(Task data)
========

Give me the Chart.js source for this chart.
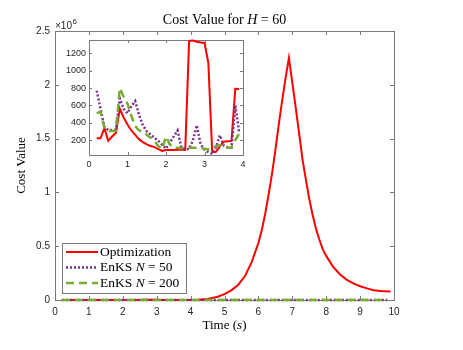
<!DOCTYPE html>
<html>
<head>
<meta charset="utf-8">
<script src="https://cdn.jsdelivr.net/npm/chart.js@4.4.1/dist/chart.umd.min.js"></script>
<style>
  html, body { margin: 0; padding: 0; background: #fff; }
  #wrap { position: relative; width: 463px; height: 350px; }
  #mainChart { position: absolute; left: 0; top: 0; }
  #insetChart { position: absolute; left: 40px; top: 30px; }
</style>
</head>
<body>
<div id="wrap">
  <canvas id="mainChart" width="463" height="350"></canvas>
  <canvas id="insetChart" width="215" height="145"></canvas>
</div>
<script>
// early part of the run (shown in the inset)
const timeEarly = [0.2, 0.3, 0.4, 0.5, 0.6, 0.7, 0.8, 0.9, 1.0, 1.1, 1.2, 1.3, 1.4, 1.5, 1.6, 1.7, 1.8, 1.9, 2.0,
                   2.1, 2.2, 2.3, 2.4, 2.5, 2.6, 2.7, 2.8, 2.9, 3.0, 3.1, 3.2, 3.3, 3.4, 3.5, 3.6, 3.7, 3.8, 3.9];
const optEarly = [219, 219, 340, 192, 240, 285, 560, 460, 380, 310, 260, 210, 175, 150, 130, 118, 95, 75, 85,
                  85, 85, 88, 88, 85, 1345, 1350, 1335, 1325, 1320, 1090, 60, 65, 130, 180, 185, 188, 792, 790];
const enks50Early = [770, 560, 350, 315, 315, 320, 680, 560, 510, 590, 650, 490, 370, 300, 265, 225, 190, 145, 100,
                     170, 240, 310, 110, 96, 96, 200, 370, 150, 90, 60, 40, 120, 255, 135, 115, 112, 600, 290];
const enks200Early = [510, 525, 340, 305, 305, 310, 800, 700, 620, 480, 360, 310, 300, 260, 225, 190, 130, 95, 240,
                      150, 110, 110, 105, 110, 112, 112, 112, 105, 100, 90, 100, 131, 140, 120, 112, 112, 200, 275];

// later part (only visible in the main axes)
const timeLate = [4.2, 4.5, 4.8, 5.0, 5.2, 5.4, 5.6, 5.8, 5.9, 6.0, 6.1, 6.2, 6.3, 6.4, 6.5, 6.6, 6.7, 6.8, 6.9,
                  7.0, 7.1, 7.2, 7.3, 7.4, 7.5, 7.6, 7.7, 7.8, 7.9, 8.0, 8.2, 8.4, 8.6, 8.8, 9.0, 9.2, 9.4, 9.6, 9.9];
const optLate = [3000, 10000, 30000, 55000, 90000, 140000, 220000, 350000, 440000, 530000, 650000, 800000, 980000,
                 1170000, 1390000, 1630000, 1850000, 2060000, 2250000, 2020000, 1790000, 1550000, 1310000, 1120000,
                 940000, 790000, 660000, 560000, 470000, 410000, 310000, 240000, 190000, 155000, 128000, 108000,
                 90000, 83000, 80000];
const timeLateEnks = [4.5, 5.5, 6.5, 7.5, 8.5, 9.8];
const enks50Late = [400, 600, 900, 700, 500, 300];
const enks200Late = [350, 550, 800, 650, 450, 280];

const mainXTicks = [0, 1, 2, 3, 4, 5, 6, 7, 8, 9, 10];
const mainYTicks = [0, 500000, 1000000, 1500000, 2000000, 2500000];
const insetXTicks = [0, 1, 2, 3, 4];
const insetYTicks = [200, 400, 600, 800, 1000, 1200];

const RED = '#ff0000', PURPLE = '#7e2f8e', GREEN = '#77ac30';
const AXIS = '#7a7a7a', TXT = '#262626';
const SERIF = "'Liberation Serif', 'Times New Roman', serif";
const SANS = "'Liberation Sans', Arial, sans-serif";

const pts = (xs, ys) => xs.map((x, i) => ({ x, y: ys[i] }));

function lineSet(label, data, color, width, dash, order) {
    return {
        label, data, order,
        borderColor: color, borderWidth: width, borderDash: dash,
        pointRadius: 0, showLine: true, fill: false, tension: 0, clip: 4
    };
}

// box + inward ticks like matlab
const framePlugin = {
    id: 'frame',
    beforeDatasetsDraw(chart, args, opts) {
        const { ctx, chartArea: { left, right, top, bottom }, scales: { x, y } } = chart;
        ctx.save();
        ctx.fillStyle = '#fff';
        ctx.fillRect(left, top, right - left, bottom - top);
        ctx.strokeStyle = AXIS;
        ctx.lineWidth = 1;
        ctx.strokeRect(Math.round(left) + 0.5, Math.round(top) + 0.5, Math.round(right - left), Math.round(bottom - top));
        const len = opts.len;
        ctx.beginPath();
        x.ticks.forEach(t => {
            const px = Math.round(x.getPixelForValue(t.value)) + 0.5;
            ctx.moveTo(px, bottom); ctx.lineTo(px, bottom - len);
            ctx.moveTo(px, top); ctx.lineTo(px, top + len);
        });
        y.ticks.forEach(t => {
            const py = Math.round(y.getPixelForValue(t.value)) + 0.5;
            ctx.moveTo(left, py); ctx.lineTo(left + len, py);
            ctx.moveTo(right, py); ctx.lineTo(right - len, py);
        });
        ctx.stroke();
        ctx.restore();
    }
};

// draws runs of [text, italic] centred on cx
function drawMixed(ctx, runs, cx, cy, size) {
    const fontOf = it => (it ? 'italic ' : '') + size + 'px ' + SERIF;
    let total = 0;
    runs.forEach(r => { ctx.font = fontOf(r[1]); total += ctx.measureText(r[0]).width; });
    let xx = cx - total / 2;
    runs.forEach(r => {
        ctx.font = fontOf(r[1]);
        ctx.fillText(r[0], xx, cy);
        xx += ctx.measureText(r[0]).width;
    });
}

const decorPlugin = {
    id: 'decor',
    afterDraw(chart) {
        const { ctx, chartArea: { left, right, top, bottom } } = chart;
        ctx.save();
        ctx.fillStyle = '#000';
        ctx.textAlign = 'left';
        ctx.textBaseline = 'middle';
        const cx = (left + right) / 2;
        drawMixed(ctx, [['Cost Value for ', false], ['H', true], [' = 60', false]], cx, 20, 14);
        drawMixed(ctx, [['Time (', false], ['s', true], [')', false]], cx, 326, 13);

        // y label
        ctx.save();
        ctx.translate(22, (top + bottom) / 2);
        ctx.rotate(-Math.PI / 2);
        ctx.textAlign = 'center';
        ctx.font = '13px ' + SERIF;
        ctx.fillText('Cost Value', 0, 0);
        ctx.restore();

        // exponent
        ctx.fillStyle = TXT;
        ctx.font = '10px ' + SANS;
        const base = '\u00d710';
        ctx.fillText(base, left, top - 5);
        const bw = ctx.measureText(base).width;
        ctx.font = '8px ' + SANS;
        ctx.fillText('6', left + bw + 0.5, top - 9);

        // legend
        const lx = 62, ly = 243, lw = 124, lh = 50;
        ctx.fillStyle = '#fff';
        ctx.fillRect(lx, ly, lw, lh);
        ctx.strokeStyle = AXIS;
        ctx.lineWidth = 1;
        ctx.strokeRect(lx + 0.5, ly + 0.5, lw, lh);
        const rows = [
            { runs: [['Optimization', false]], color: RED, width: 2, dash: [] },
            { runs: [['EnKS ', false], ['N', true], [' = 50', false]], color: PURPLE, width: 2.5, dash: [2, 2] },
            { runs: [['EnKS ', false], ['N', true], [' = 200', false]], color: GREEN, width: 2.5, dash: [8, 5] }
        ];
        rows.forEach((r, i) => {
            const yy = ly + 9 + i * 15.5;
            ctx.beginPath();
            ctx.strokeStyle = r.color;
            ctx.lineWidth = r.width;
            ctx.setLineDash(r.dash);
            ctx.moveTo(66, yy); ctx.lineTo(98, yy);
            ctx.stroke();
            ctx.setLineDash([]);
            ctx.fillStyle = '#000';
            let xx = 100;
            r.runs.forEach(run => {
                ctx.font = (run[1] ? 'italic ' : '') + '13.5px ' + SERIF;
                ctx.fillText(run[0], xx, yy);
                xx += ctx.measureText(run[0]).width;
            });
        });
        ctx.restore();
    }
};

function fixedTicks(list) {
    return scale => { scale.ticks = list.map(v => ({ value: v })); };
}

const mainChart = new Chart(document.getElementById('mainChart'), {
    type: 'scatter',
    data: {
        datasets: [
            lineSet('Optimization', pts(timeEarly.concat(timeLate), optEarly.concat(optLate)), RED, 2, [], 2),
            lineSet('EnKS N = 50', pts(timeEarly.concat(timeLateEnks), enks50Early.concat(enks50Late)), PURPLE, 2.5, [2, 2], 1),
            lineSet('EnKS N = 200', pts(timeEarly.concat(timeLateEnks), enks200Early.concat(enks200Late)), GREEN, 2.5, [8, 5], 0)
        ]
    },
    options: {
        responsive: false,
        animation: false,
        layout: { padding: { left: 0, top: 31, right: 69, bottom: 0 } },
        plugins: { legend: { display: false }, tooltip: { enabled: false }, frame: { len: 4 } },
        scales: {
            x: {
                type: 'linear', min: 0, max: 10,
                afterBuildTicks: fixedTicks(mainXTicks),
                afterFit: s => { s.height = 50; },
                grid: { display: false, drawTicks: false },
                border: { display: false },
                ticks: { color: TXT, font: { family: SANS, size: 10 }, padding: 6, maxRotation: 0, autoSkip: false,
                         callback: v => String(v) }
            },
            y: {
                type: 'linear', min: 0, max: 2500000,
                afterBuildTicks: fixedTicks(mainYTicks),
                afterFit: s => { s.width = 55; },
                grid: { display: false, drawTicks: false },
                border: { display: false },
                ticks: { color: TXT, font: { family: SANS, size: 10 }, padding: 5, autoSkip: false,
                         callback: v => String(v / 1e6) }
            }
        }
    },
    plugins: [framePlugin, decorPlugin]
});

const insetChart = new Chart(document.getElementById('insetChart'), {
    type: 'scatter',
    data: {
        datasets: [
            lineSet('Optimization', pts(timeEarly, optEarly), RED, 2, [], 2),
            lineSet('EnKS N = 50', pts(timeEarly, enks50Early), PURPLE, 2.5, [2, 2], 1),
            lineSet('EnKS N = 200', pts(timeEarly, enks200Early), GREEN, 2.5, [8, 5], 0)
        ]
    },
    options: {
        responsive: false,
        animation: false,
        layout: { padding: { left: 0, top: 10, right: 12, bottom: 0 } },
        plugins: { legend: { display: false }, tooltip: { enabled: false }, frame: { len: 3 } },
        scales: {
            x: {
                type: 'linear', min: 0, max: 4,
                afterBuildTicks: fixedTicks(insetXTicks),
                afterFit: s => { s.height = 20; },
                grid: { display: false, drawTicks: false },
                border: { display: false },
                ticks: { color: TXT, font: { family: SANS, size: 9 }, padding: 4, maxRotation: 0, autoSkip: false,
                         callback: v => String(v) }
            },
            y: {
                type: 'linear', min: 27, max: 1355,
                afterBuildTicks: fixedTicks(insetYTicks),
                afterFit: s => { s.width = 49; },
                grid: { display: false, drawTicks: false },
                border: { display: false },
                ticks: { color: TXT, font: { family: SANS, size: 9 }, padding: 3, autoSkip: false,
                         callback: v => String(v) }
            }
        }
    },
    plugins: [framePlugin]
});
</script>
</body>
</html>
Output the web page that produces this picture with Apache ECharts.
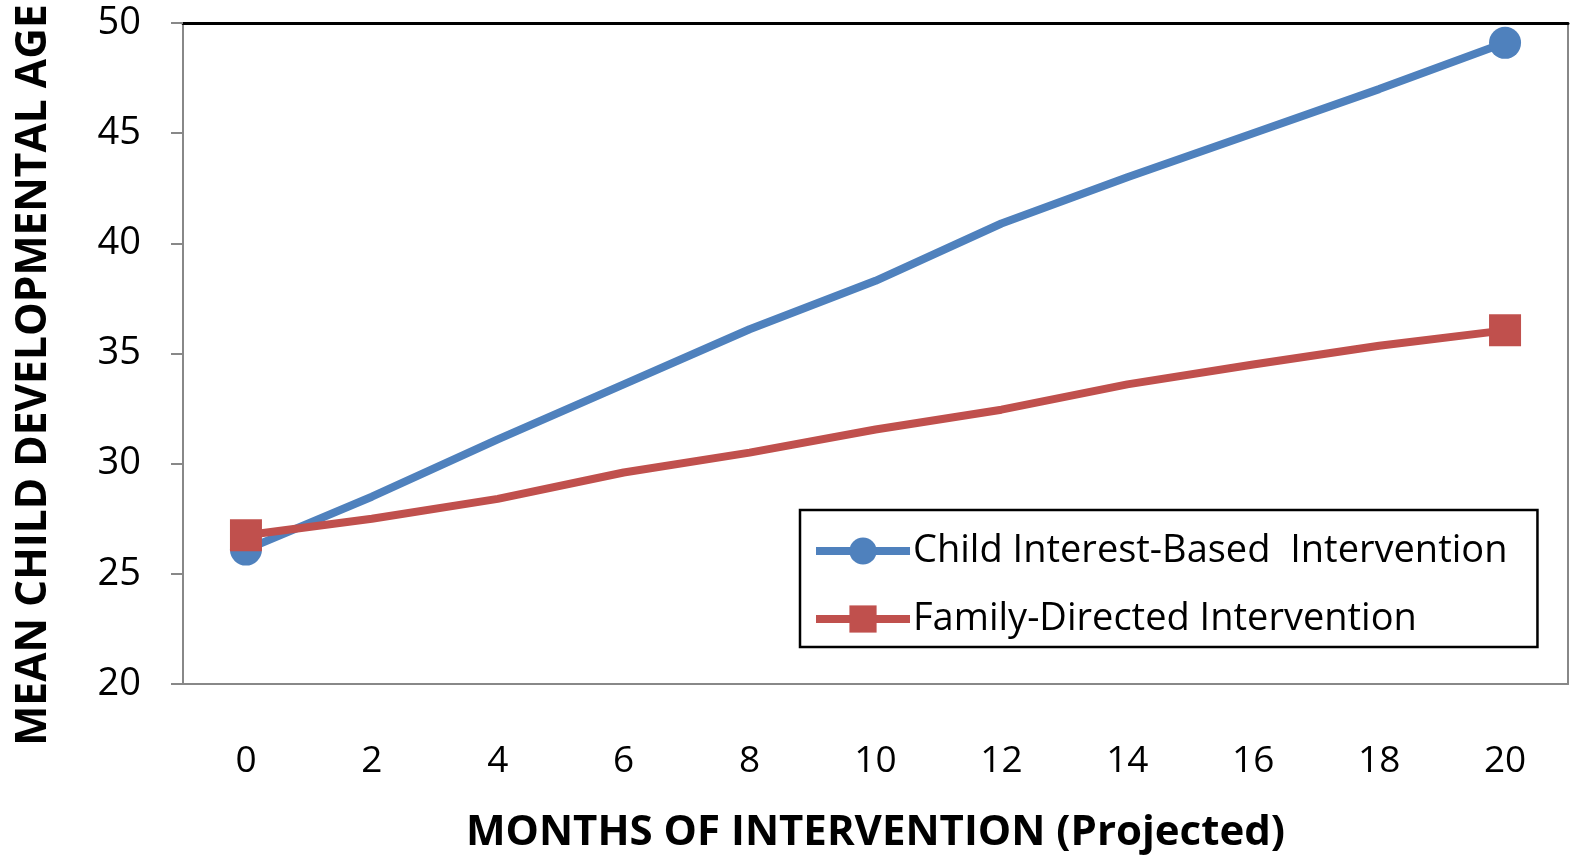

========

From the listing, copy every line where the string "this" appears.

(Reply)
Give me the Chart.js source for this chart.
Output the web page that produces this picture with Apache ECharts.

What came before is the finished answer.